Without real dialogue, nothing can go forward. Every stumbling block on the road toward peace is highly tricky, and can never be overcome unilaterally - namely the issues of Thaksin Shinawatra, the Ratchaprasong crackdown and terrorism charges against red-shirt leaders. When intertwined issues are handled single-handedly, there can be only one end result - an inflation of mistrust, growing hatred and a burning sense of injustice.
Both sides of the national divide have been debating amnesty and reconciliation plans through the media. (Perhaps "scolding each other" sounds more accurate than "debating".) They have held separate public forums, sent articles to separate newspapers, and carried out separate surveys and studies.

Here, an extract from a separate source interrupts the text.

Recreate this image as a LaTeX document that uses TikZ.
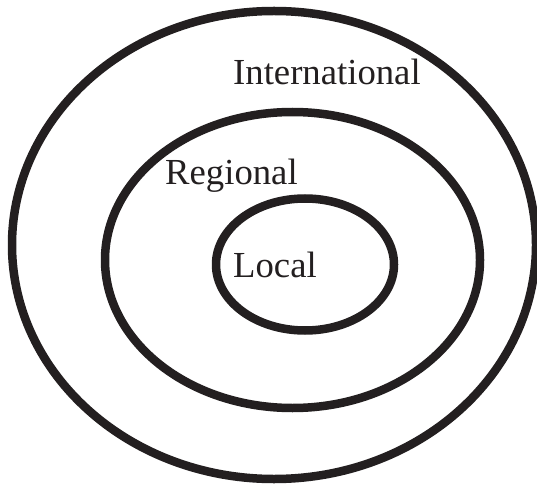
\documentclass[tikz,border=0pt]{standalone}
\usepackage{fontspec}
\setmainfont{Liberation Serif}
\definecolor{ink}{HTML}{231F20}
\begin{document}
\begin{tikzpicture}[x=1pt,y=1pt,
  ring/.style={draw=ink,line width=8.5pt},
  lbl/.style={inner sep=0pt,anchor=base west,text=ink,font=\fontsize{36.7}{40}\selectfont}]
\useasboundingbox (0,0) rectangle (537,485);
\draw[ring] (274,240) ellipse [x radius=262, y radius=234];
\draw[ring] (292.5,225) ellipse [x radius=187.5, y radius=148];
\draw[ring] (305,220.5) ellipse [x radius=89, y radius=66];
\node[lbl] (intl) at (233,400) {International};
\node[lbl] (reg) at (165,300) {Regional};
\node[lbl] (loc) at (233,208) {Local};
\end{tikzpicture}
\end{document}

Everyone is shouting "reconciliation" from within his walls, never listening to what anybody else has to say about it.
Should we temporarily forget the lofty goal of everlasting peace and aim a bit lower? What about first trying to put the enemies in the same room? Certainly they will go for each other's throat, but at least the battleground will be smaller and the chance of forging something progressive may go from zero to slim.
Of course, an all-engaging reconciliation effort is much easier said than done. But it was the formula for resolving national strife elsewhere. No matter how complex the Thai crisis is, it comes down to the simple problem of two camps wanting different things. And it requires the simple first step of locating common ground. Even mutually, that will be hard to find, but it can never be found separately.
It beggars belief that talks with leaders of the southern insurgency have always been mooted, while our political rivals use their own TV stations to attack each other around the clock. And it's stranger still that one side of the national divide is bypassing the other in attempting to tackle the deep South issue, considering the former's lack of political support in southern Thailand, a region long dominated by the latter.
Maybe it's time someone picked up the phone and offered an olive branch. Every major national problem or lack of solution can be traced back to political polarity - sluggish telecom development, decreasing competitiveness, the southern insurgency. We can't wait for a mediator to show up, simply because there is no neutral figure who commands enough respect to do the job.
And we can't trust Parliament with the assignment, either. There are good reasons why amnesty should not be affected by a lopsided Parliament, the biggest being that "reconciliation" is not something that should be forged through numerical superiority.
Recently, opposition leader Abhisit Vejjajiva was accused by Thaksin's son, Panthongtae, of blocking peace efforts. That typified the Thai impasse. Reconciliation means different things to different people and, worse still, one usually considers "the other side's" reconciliation idea as destructive. In Thailand, political mistrust is a black hole around which many things have to revolve precariously. Mistrust leads to fear, and fear leads to hatred. This process is feeding on itself. To stand any chance of moving forward as one, we need to smash it. But first, it's probably best to put the people who matter in one room, lock the door and throw away the key.
It's up to the enemies to find common ground, to avoid reopening old wounds and to rehabilitate the real casualties of war - the Thai people. Reconciliation or amnesty is supposed to bring healing. Any scheme that leaves hatred to fester, fears to grow, or mistrust to spread is just malice all dressed up.